I would say that there aren’t that many Black people on campus. Last year Drexel let in the biggest African-American class that they ever have. They have a BSU, but I will say the Black community isn’t largely connected. The groups are full of separate groups of friends and is not focused on getting all the Black students on campus together. A lot of us are so focused on our own thing we don’t really have time to join a whole organization.
Do you feel more so like you’re a resident of Philadelphia than a student at your school?
I think I’m a resident of Philadelphia because I was raised outside of Philly, and I was never living in the dorms. I’ve always lived off campus, so I think that had a big part.
How has the size of your school influenced your social experience?
I think it’s perfect. It’s not super huge where you’re getting lost or can’t get help if you need it. The class size, especially in my major is usually twenty. You can get hands-on, one-on-one help with the teacher. Our campus is small enough that you know where everything is but big enough that you’re not crowding over anyone. [Drexel has an undergraduate population of about 15,500.]

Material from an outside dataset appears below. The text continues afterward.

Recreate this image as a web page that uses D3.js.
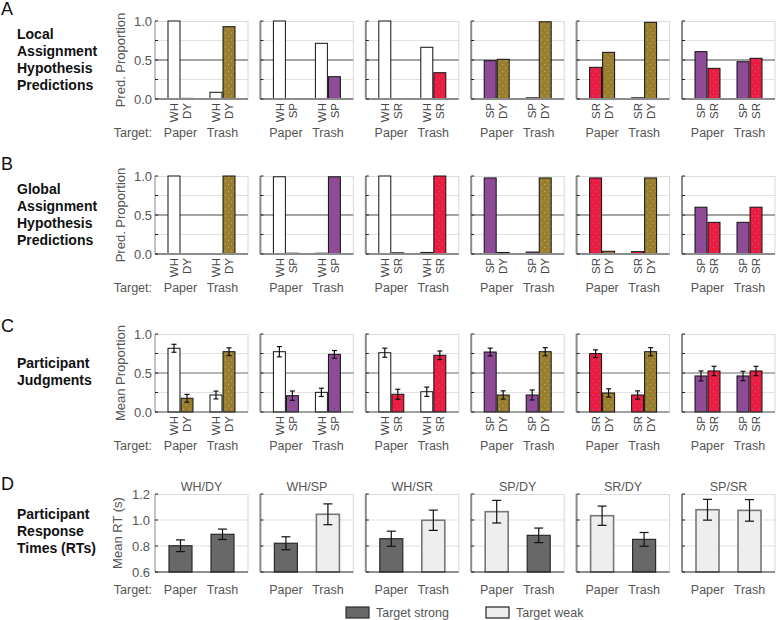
<!DOCTYPE html>
<html><head><meta charset="utf-8">
<script src="https://cdn.jsdelivr.net/npm/d3@7"></script>
<style>
body{margin:0;background:#fff;}
text{font-family:"Liberation Sans",Arial,Helvetica,sans-serif;}
</style></head>
<body><div id="chart"></div>
<script>
// ---------- DATA ----------
const columns = ["WH/DY","WH/SP","WH/SR","SP/DY","SR/DY","SP/SR"];
const pairs = [["WH","DY"],["WH","SP"],["WH","SR"],["SP","DY"],["SR","DY"],["SP","SR"]];
const targets = ["Paper","Trash"];
// per column: [[Paper first, Paper second],[Trash first, Trash second]]
const localPred = [
  [[1.0,0.008],[0.086,0.927]],
  [[1.0,0],[0.714,0.286]],
  [[1.0,0],[0.663,0.337]],
  [[0.491,0.509],[0.015,0.99]],
  [[0.406,0.598],[0.015,0.983]],
  [[0.607,0.393],[0.478,0.522]]
];
const globalPred = [
  [[1.0,0],[0,1.0]],
  [[0.99,0.01],[0.01,0.99]],
  [[1.0,0.015],[0.02,1.0]],
  [[0.975,0.02],[0.025,0.975]],
  [[0.975,0.035],[0.03,0.975]],
  [[0.6,0.406],[0.406,0.6]]
];
const judgMean = [
  [[0.817,0.176],[0.218,0.773]],
  [[0.773,0.209],[0.252,0.739]],
  [[0.76,0.227],[0.26,0.727]],
  [[0.769,0.218],[0.218,0.773]],
  [[0.748,0.244],[0.218,0.773]],
  [[0.462,0.526],[0.462,0.526]]
];
const judgErr = [
  [[0.051,0.05],[0.05,0.05]],
  [[0.066,0.06],[0.053,0.049]],
  [[0.058,0.064],[0.06,0.055]],
  [[0.05,0.053],[0.064,0.053]],
  [[0.049,0.053],[0.053,0.053]],
  [[0.064,0.06],[0.06,0.06]]
];
const rtMean = [[0.802,0.89],[0.821,1.044],[0.856,0.998],[1.064,0.882],[1.033,0.851],[1.079,1.074]];
const rtErr  = [[0.045,0.04],[0.05,0.08],[0.058,0.078],[0.087,0.056],[0.074,0.053],[0.08,0.083]];
const rtStrong = [[true,true],[true,false],[true,false],[false,true],[false,true],[false,false]];
const propTicks = [0,0.25,0.5,0.75,1];
const propTickLabels = ["0.0","","0.5","","1.0"];
const rtTicks = [0.6,0.8,1.0,1.2];
const rtTickLabels = ["0.6","0.8","1.0","1.2"];
const rows = [
  {key:"A", lines:["Local","Assignment","Hypothesis","Predictions"], ytitle:"Pred. Proportion", data:localPred},
  {key:"B", lines:["Global","Assignment","Hypothesis","Predictions"], ytitle:"Pred. Proportion", data:globalPred},
  {key:"C", lines:["Participant","Judgments"], ytitle:"Mean Proportion", data:judgMean, err:judgErr},
  {key:"D", lines:["Participant","Response","Times (RTs)"], ytitle:"Mean RT (s)"}
];
const legendItems = ["Target strong","Target weak"];

// ---------- LAYOUT / STYLE ----------
const W = 93, H = 78;
const rowTop = [21,176,334,494];
const letterY = [15,170,332,490];
const labelY = [[39,56,73,90],[194,211,228,245],[368,385],[519,536,553]];
const catFill = {WH:"#ffffff", DY:"url(#patDY)", SP:"url(#patSP)", SR:"url(#patSR)"};

const svg = d3.select("#chart").append("svg").attr("width",778).attr("height",620)
  .style("background","#fff");
const defs = svg.append("defs");
function pattern(id, bg, dot, w, h, dots){
  const p = defs.append("pattern").attr("id",id).attr("patternUnits","userSpaceOnUse")
    .attr("width",w).attr("height",h);
  p.append("rect").attr("width",w).attr("height",h).attr("fill",bg);
  dots.forEach(d=>p.append("rect").attr("x",d[0]).attr("y",d[1]).attr("width",1).attr("height",1).attr("fill",dot));
}
pattern("patDY","#9a7e2b","#aeb0bc",6,7,[[1,1],[4,4.5]]);
pattern("patSR","#ee1b3c","#7d70d8",6,7,[[1,1],[4,4.5]]);
pattern("patSP","#8c4c98","#e8203e",8,10,[[4,3]]);

const colX = d3.scalePoint().domain(d3.range(6)).range([155,682]);
const xOuter = d3.scalePoint().domain(targets).range([0,W]).padding(0.607);
const xInner = d3.scaleBand().domain([0,1]).range([-12.5,12.5]).paddingInner(0.08);
const yProp = d3.scaleLinear().domain([0,1]).range([H,0]);
const yRT = d3.scaleLinear().domain([0.6,1.2]).range([H,0]);

const txt = (g, x, y, s, opt={}) => g.append("text").attr("x",x).attr("y",y).text(s)
  .attr("font-size",opt.size||12.5).attr("fill",opt.fill||"#555")
  .attr("text-anchor",opt.anchor||"start").attr("font-weight",opt.weight||"normal");

rows.forEach((row, ri) => {
  txt(svg, 1, letterY[ri], row.key, {size:18, fill:"#111"});
  row.lines.forEach((l,li)=>txt(svg, 17, labelY[ri][li], l, {size:14, fill:"#111", weight:"bold"}));

  const isRT = row.key === "D";
  const y = isRT ? yRT : yProp;
  const ticks = isRT ? rtTicks : propTicks;
  const tickLabels = isRT ? rtTickLabels : propTickLabels;

  columns.forEach((colName, ci) => {
    const g = svg.append("g").attr("transform",`translate(${colX(ci)},${rowTop[ri]})`);
    const grid = isRT ? [0.8,1.0] : [0.25,0.75];
    grid.forEach(v=>g.append("line").attr("x1",0).attr("x2",W).attr("y1",y(v)).attr("y2",y(v))
      .attr("stroke","#e2e2e2").attr("stroke-width",1.2));
    g.append("line").attr("x1",0).attr("x2",W).attr("y1",0.5).attr("y2",0.5).attr("stroke","#dcdcdc");
    g.append("line").attr("x1",W).attr("x2",W).attr("y1",0).attr("y2",H).attr("stroke","#d8d8d8");
    if(!isRT){
      const dark = row.key==="C";
      g.append("line").attr("x1",0).attr("x2",W).attr("y1",y(0.5)).attr("y2",y(0.5))
        .attr("stroke",dark?"#6a6a6a":"#a3a3a3").attr("stroke-width",dark?1:2);
    }
    if(!isRT){
      targets.forEach((t,ti)=>{
        [0,1].forEach(k=>{
          const v = row.data[ci][ti][k];
          const cat = pairs[ci][k];
          const bx = xOuter(t)+xInner(k);
          if(v>0){
            g.append("rect").attr("x",bx).attr("y",y(v)).attr("width",xInner.bandwidth())
              .attr("height",y(0)-y(v)).attr("fill",catFill[cat])
              .attr("stroke","#111").attr("stroke-width",1);
          }
          if(row.err){
            const e = row.err[ci][ti][k];
            const cx = bx + xInner.bandwidth()/2;
            const eg = g.append("g").attr("stroke","#111").attr("stroke-width",1.2);
            eg.append("line").attr("x1",cx).attr("x2",cx).attr("y1",y(v-e)).attr("y2",y(v+e));
            eg.append("line").attr("x1",cx-2.5).attr("x2",cx+2.5).attr("y1",y(v-e)).attr("y2",y(v-e));
            eg.append("line").attr("x1",cx-2.5).attr("x2",cx+2.5).attr("y1",y(v+e)).attr("y2",y(v+e));
          }
          const lx = bx + xInner.bandwidth()/2;
          g.append("text").attr("transform",`translate(${lx},${H+4}) rotate(-90)`)
            .attr("dy","0.36em").attr("text-anchor","end").attr("font-size",11.5)
            .attr("fill","#444").text(cat);
        });
        txt(g, xOuter(t), H+38, t, {anchor:"middle"});
      });
      if(ci===0) txt(g, -3, H+38, "Target:", {anchor:"end"});
    } else {
      const bw = 23;
      targets.forEach((t,ti)=>{
        const v = rtMean[ci][ti], e = rtErr[ci][ti], strong = rtStrong[ci][ti];
        const cx = xOuter(t);
        g.append("rect").attr("x",cx-bw/2).attr("y",y(v)).attr("width",bw).attr("height",y(0.6)-y(v))
          .attr("fill",strong?"#686868":"#eeeeee").attr("stroke",strong?"#2a2a2a":"#777")
          .attr("stroke-width",strong?1.2:1.6);
        const eg = g.append("g").attr("stroke","#111").attr("stroke-width",1.2);
        eg.append("line").attr("x1",cx).attr("x2",cx).attr("y1",y(v-e)).attr("y2",y(v+e));
        eg.append("line").attr("x1",cx-4.5).attr("x2",cx+4.5).attr("y1",y(v-e)).attr("y2",y(v-e));
        eg.append("line").attr("x1",cx-4.5).attr("x2",cx+4.5).attr("y1",y(v+e)).attr("y2",y(v+e));
        txt(g, cx, H+22, t, {anchor:"middle"});
      });
      txt(g, W/2, -3, colName, {anchor:"middle"});
      if(ci===0) txt(g, -3, H+22, "Target:", {anchor:"end"});
    }
    const bottomStroke = isRT ? "#222" : (row.key==="C" ? "#444" : "#8c8c8c");
    const bottomW = (isRT || row.key==="C") ? 1 : 2;
    g.append("line").attr("x1",0).attr("x2",W).attr("y1",H).attr("y2",H)
      .attr("stroke",bottomStroke).attr("stroke-width",bottomW);
    g.append("line").attr("x1",0).attr("x2",0).attr("y1",0).attr("y2",H)
      .attr("stroke",ci===0?"#9a9a9a":"#8a8a8a").attr("stroke-width",ci===0?1.2:2);
    ticks.forEach(v=>g.append("line").attr("x1",0).attr("x2",3).attr("y1",y(v)).attr("y2",y(v))
      .attr("stroke","#222").attr("stroke-width",1));
    if(ci===0){
      ticks.forEach((v,i)=>{ if(tickLabels[i]) txt(g, isRT?-5:-3, y(v)+4.5, tickLabels[i], {anchor:"end", size:13}); });
      g.append("text").attr("transform",`translate(${isRT?-33:-30},${H/2}) rotate(-90)`)
        .attr("text-anchor","middle").attr("font-size",13).attr("fill","#555").text(row.ytitle);
    }
  });
});

const lg = svg.append("g");
const legX = [346,486];
legendItems.forEach((s,i)=>{
  lg.append("rect").attr("x",legX[i]).attr("y",607).attr("width",23).attr("height",11)
    .attr("fill",i===0?"#686868":"#eeeeee").attr("stroke",i===0?"#2a2a2a":"#222").attr("stroke-width",1.2);
  txt(lg, legX[i]+30, 617, s, {size:12.5});
});
</script></body></html>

Do you think people are happy with their choice of Drexel by the time they graduate?
I think so. Many people leave with job opportunities or connections in the field that they want to work in because of our co-op program.
What have you used the career office for? How helpful have they been?
There are mandatory meetings you have to go to with the co-op office because they are your liaison between the school and the job you’re applying to. They help navigate exactly how to talk to a professional in the real world because that can be a little intimidating. They also do regular check-ins during our co-op to make sure everything is going smoothly.
Have you learned any computer programs or computer languages that have been or will be especially helpful professionally?
We have to know Adobe Illustrator, Photoshop, and InDesign for my major. Another thing they introduced us to is SketchUp through Google. It’s mainly knowing your way around Adobe Suite, along with knowing 3D rendering programs.
Have you used financial aid? If so, accommodating was the office to your needs? Were they responsive to your questions?
I’ve used financial aid, and I’m here mostly on scholarship. Everything else I work and pay for out of pocket. I’d say it’s confusing because I’m a second generation, so no one explained to me how it works at all. I’ve received the help that broke down my financial stuff for me, but I’ve also gotten brushed along and told this is just what I’m going to have to pay, so it’s 50/50.
Advice for Prospective Freshmen
What is something you wish you knew about Drexel before entering as a freshman?
I wish I knew how much extra money I had to put in for supplies. In my major, you’re not buying textbooks, but you’re buying computer programs, paint, and all these art supplies. After a while, they rack up and become extremely expensive.
What is something a prospective student may have missed on a visit that is worth checking out?
Push to sit in on one of the design classes and see how they actually are. When I visited, I was shown the pretty lab room and the rooms with mannequins, and I think my idea of what I was getting into was incorrect until I started.
What is something a prospective African-American student may want to know that we haven’t touched on?
In terms of being African-American, don’t come here expecting it to be an HBC, it’s a PWI. From any students’ perspective, don’t expect to come here looking for a great social experience. You’re going to really want to focus on what you want to do, and you have to be driven.
Reasons to attend Drexel:
1) The co-ops.
2) If you’re determined, you should attend it for the program you’re enrolling in. I think it’s important to know what your program entails, so you don’t waste money.
3) The faculty are still working in the industry.
Reasons to not attend Drexel:
1) It’s super expensive and may not be worth it going into the major you’re planning to. [First-year total cost is around $67,000.]
2) It’s a mostly engineering and research dominated school.
3) If you don’t work well at a fast pace.